* start DATA TO PROCESS *

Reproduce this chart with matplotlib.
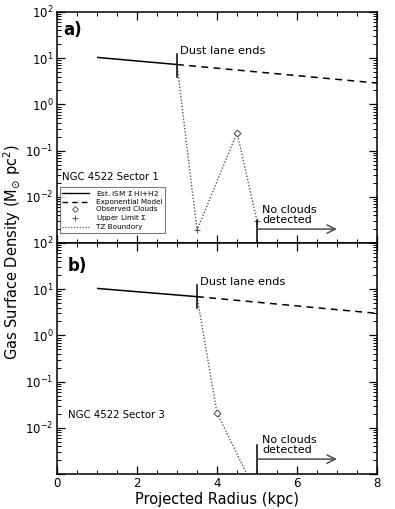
import numpy as np
import matplotlib
matplotlib.use('Agg')
import matplotlib.pyplot as plt
from matplotlib.lines import Line2D
from matplotlib.ticker import LogLocator, NullFormatter, MultipleLocator

plt.rcParams['font.family'] = ['DejaVu Sans']
plt.rcParams['mathtext.fontset'] = 'dejavusans'

# panel a) sector 1
a_ism_r = [1.0, 3.0]
a_ism_s = [10.4, 7.3]
a_exp_r = [3.0, 8.0]
a_exp_s = [7.3, 2.9]
a_tz_r = [3.0, 3.5, 4.5, 5.0]
a_tz_s = [7.3, 0.0019, 0.245, 0.003]
a_cloud_r = [4.5]
a_cloud_s = [0.245]
a_upper_r = [3.5, 5.0]
a_upper_s = [0.0019, 0.003]
a_dust_r = 3.0

# panel b) sector 3
b_ism_r = [1.0, 3.5]
b_ism_s = [10.4, 6.9]
b_exp_r = [3.5, 8.0]
b_exp_s = [6.9, 3.0]
b_tz_r = [3.5, 4.0, 4.8]
b_tz_s = [6.9, 0.021, 0.0008]
b_cloud_r = [4.0]
b_cloud_s = [0.021]
b_dust_r = 3.5

noclouds_r = 5.0
arrow_end_r = 7.0

ytick_vals = [1e-3, 1e-2, 1e-1, 1, 10, 100]
ytick_labels = ['', r'$10^{-2}$', r'$10^{-1}$', r'$10^{0}$', r'$10^{1}$', r'$10^{2}$']

fig = plt.figure(figsize=[3.95, 5.09], dpi=100)
W, H = 395, 509
x0, x1 = 57 / W, 377 / W
ax1 = fig.add_axes([x0, 1 - 243 / H, x1 - x0, 231 / H])
ax2 = fig.add_axes([x0, 1 - 474 / H, x1 - x0, 231 / H])


def panel(ax, ism_r, ism_s, exp_r, exp_s, tz_r, tz_s, cl_r, cl_s, dust_r,
          up_r, up_s, nc_top, nc_arrow, nc_text):
    ax.set_yscale('log')
    ax.set_xlim(0, 8)
    ax.set_ylim(1e-3, 1e2)
    ax.plot(ism_r, ism_s, color='black', lw=1.1, solid_capstyle='butt')
    ax.plot(exp_r, exp_s, color='black', lw=1.1, ls=(0, (4.5, 3.5)))
    ax.plot(tz_r, tz_s, color='0.35', lw=1.0, ls=(0, (1, 1.3)))
    ax.plot(cl_r, cl_s, ls='none', marker='D', ms=3.5, mfc='white', mec='0.35', mew=0.8)
    if up_r:
        ax.plot(up_r, up_s, ls='none', marker='+', ms=4, mec='0.35', mew=0.8)
    # dust lane marker
    ax.plot([dust_r, dust_r], [4.0, 12.5], color='black', lw=1.1)
    ax.text(dust_r + 0.07, 14.0, 'Dust lane ends', fontsize=8.2, ha='left', va='center')
    # no clouds marker
    ax.plot([noclouds_r, noclouds_r], [1e-3, nc_top], color='black', lw=1.1)
    ax.annotate('', xy=(arrow_end_r, nc_arrow), xytext=(noclouds_r, nc_arrow),
                arrowprops=dict(arrowstyle='->,head_length=0.6,head_width=0.3',
                                color='0.3', lw=1.1, shrinkA=0, shrinkB=0))
    ax.text(noclouds_r + 0.13, nc_text, 'No clouds\ndetected', fontsize=8,
            ha='left', va='bottom', linespacing=1.0)

    ax.set_yticks(ytick_vals)
    ax.set_yticklabels(ytick_labels)
    ax.yaxis.set_minor_locator(LogLocator(base=10, subs=np.arange(2, 10), numticks=20))
    ax.yaxis.set_minor_formatter(NullFormatter())
    ax.xaxis.set_major_locator(MultipleLocator(2))
    ax.xaxis.set_minor_locator(MultipleLocator(0.5))
    ax.tick_params(which='both', direction='in', top=True, right=True, labelsize=8.5)
    ax.tick_params(which='major', length=6, width=0.9, pad=2.5)
    ax.tick_params(which='minor', length=3, width=0.7)
    for s in ax.spines.values():
        s.set_linewidth(1.1)


panel(ax1, a_ism_r, a_ism_s, a_exp_r, a_exp_s, a_tz_r, a_tz_s, a_cloud_r, a_cloud_s,
      a_dust_r, a_upper_r, a_upper_s, 0.003, 0.002, 0.0024)
panel(ax2, b_ism_r, b_ism_s, b_exp_r, b_exp_s, b_tz_r, b_tz_s, b_cloud_r, b_cloud_s,
      b_dust_r, [], [], 0.0043, 0.0021, 0.0026)
ax1.tick_params(labelbottom=False)

ax1.text(0.02, 0.92, 'a)', transform=ax1.transAxes, fontsize=12, fontweight='bold',
         ha='left', va='center')
ax2.text(0.034, 0.90, 'b)', transform=ax2.transAxes, fontsize=12, fontweight='bold',
         ha='left', va='center')
ax1.text(0.016, 0.285, 'NGC 4522 Sector 1', transform=ax1.transAxes, fontsize=7.3,
         ha='left', va='center')
ax2.text(0.034, 0.255, 'NGC 4522 Sector 3', transform=ax2.transAxes, fontsize=7.3,
         ha='left', va='center')

handles = [
    Line2D([], [], color='black', lw=1.0),
    Line2D([], [], color='black', lw=1.0, ls=(0, (4, 3))),
    Line2D([], [], ls='none', marker='D', ms=3, mfc='white', mec='0.35', mew=0.7),
    Line2D([], [], ls='none', marker='+', ms=4, mec='0.35', mew=0.7),
    Line2D([], [], color='0.35', lw=0.9, ls=(0, (1, 1.3))),
]
labels = [r'Est. ISM $\Sigma$ HI+H2', 'Exponential Model', 'Observed Clouds',
          r'Upper Limit $\Sigma$', 'TZ Boundory']
leg = ax1.legend(handles, labels, loc='lower left', bbox_to_anchor=(0.008, 0.045),
                 fontsize=5.2, frameon=True, fancybox=False, edgecolor='0.35',
                 handlelength=3.8, handletextpad=1.0, borderpad=0.3, labelspacing=0.15,
                 borderaxespad=0)
leg.get_frame().set_linewidth(0.8)

ax2.set_xlabel('Projected Radius (kpc)', fontsize=10.5, labelpad=1)
fig.text(12 / W, 1 - 252 / H, r'Gas Surface Density (M$_{\odot}$ pc$^{2}$)',
         rotation=90, fontsize=10.5, ha='center', va='center')

fig.savefig('out.png', dpi=100)
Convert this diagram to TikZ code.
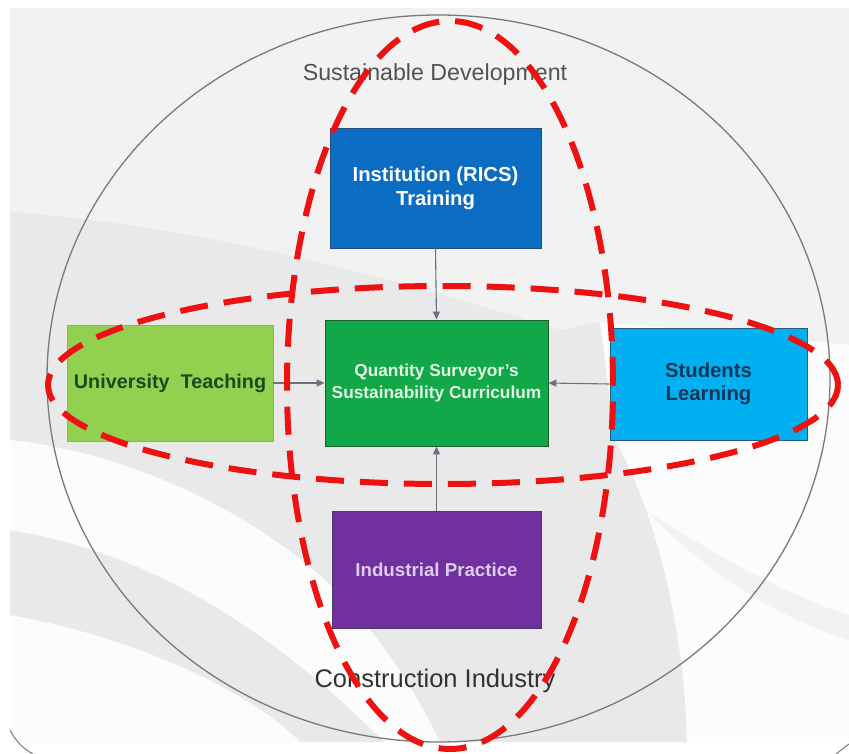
\documentclass[tikz,border=0pt]{standalone}
\usepackage{fontspec}
\setmainfont{Liberation Sans}
\usetikzlibrary{arrows.meta}
\definecolor{bgbase}{HTML}{F2F2F2}
\definecolor{bggray}{HTML}{E9E9E9}
\definecolor{bgwhite}{HTML}{FCFCFC}
\definecolor{ringgray}{HTML}{7A7A7A}
\definecolor{arrowgray}{HTML}{6E6E7E}
\definecolor{dashred}{HTML}{EE1111}
\definecolor{instblue}{HTML}{0A6CC2}
\definecolor{instborder}{HTML}{1F4F7F}
\definecolor{qsgreen}{HTML}{12A84A}
\definecolor{qsborder}{HTML}{1A6030}
\definecolor{qstext}{HTML}{E4F8E4}
\definecolor{unigreen}{HTML}{92D050}
\definecolor{uniborder}{HTML}{7CBF4A}
\definecolor{unitext}{HTML}{1A4A1A}
\definecolor{stucyan}{HTML}{00B0F0}
\definecolor{stuborder}{HTML}{2A5A7A}
\definecolor{stutext}{HTML}{10375A}
\definecolor{indpurple}{HTML}{7030A0}
\definecolor{indborder}{HTML}{4A3A6A}
\definecolor{indtext}{HTML}{DCCCF0}
\begin{document}
\begin{tikzpicture}[x=1pt,y=-1pt,
  box/.style={draw, line width=0.9pt, align=center, inner sep=2pt, font=\bfseries},
  flow/.style={draw=arrowgray, line width=1.1pt, -{Triangle[length=8pt,width=7pt]}},
  ring/.style={draw=ringgray, line width=1.3pt},
  reddash/.style={draw=dashred, line width=6pt, dash pattern=on 28pt off 16pt},
  label/.style={inner sep=0pt, anchor=center}]
\useasboundingbox (0,0) rectangle (849,754);
% background
\fill[white] (0,0) rectangle (849,754);
\fill[bgbase] (10,8) rectangle (849,742);
\fill[bggray] (10,212) .. controls (200,225) and (400,280) .. (560,330) -- (600,322)
  .. controls (605,360) and (610,400) .. (615,440)
  .. controls (660,520) and (685,640) .. (687,742) -- (10,742) -- cycle;
\fill[bgwhite] (600,322) .. controls (700,330) and (800,340) .. (849,345) -- (849,742) -- (687,742)
  .. controls (685,640) and (660,520) .. (615,440)
  .. controls (610,400) and (605,360) .. (600,322) -- cycle;
\fill[bgwhite] (10,440) .. controls (150,455) and (280,530) .. (345,600) .. controls (390,650) and (420,700) .. (440,742) -- (385,742) .. controls (330,690) and (200,560) .. (10,530) -- cycle;
\fill[bgwhite] (10,615) .. controls (150,640) and (260,700) .. (300,742) -- (10,742) -- cycle;
\fill[bgbase] (645,510) .. controls (730,565) and (800,600) .. (849,615) -- (849,640) .. controls (790,622) and (720,585) .. (645,510) -- cycle;
% corner arcs
\draw[ringgray, line width=1pt] (10,730) .. controls (16,742) and (24,749) .. (33,754);
\draw[ringgray, line width=1pt] (836,754) .. controls (841,750) and (845,747) .. (849,744);
% big ring
\coordinate (ringc) at (438.5,378.5);
\draw[ring] (ringc) ellipse [x radius=391.5pt, y radius=363.5pt];
% labels
\node[label, text=black!68, font=\fontsize{23.2}{27}\selectfont] (sd) at (435,75) {Sustainable Development};
\node[label, text=black!80, font=\fontsize{25.5}{30}\selectfont] (ci) at (435,681) {Construction Industry};
% boxes
\node[box, fill=instblue, draw=instborder, text=white, minimum width=211pt, minimum height=120pt, font=\bfseries\fontsize{20.3}{24}\selectfont] (inst) at (435.5,188) {Institution (RICS)\\Training};
\node[box, fill=qsgreen, draw=qsborder, text=qstext, minimum width=223pt, minimum height=126pt, font=\bfseries\fontsize{17.3}{21.5}\selectfont] (qs) at (436.5,383) {Quantity Surveyor's\\Sustainability Curriculum};
\node[box, fill=unigreen, draw=uniborder, text=unitext, minimum width=206pt, minimum height=116pt, font=\bfseries\fontsize{19.8}{23}\selectfont] (uni) at (170,383) {University\ \ Teaching};
\node[box, fill=stucyan, draw=stuborder, text=stutext, minimum width=197pt, minimum height=112pt, font=\bfseries\fontsize{20.3}{23}\selectfont] (stu) at (708.5,384) {Students\\Learning};
\node[box, fill=indpurple, draw=indborder, text=indtext, minimum width=209pt, minimum height=117pt, font=\bfseries\fontsize{18.7}{22}\selectfont] (ind) at (436.5,569.5) {Industrial Practice};
% connectors
\draw[flow] (inst.south) -- (qs.north);
\draw[flow] (uni.east) -- (qs.west);
\draw[flow] (stu.west) -- (qs.east);
\draw[flow] (ind.north) -- (qs.south);
% red dashed ellipses
\coordinate (vc) at (450,385);
\coordinate (hc) at (443,385);
\draw[reddash] (vc) ellipse [x radius=163pt, y radius=364pt];
\draw[reddash] (hc) ellipse [x radius=395pt, y radius=99pt];
\end{tikzpicture}
\end{document}
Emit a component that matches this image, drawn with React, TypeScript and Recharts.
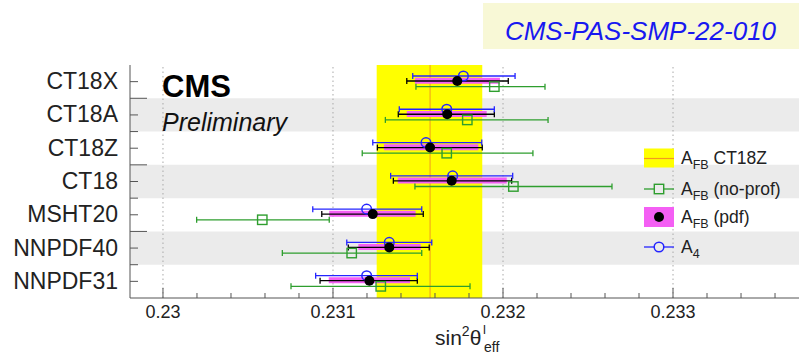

* end DATA TO PROCESS *

- **JOB**
Pictures do not belong in the copy. Repeat only the lines from the top of the records through the line containing "from matplotlib.ticker import".

- **SOLVED EXERCISE**
Reproduce this chart with matplotlib.
import numpy as np
import matplotlib
matplotlib.use('Agg')
import matplotlib.pyplot as plt
from matplotlib.lines import Line2D
from matplotlib.ticker import LogLocator, NullFormatter, MultipleLocator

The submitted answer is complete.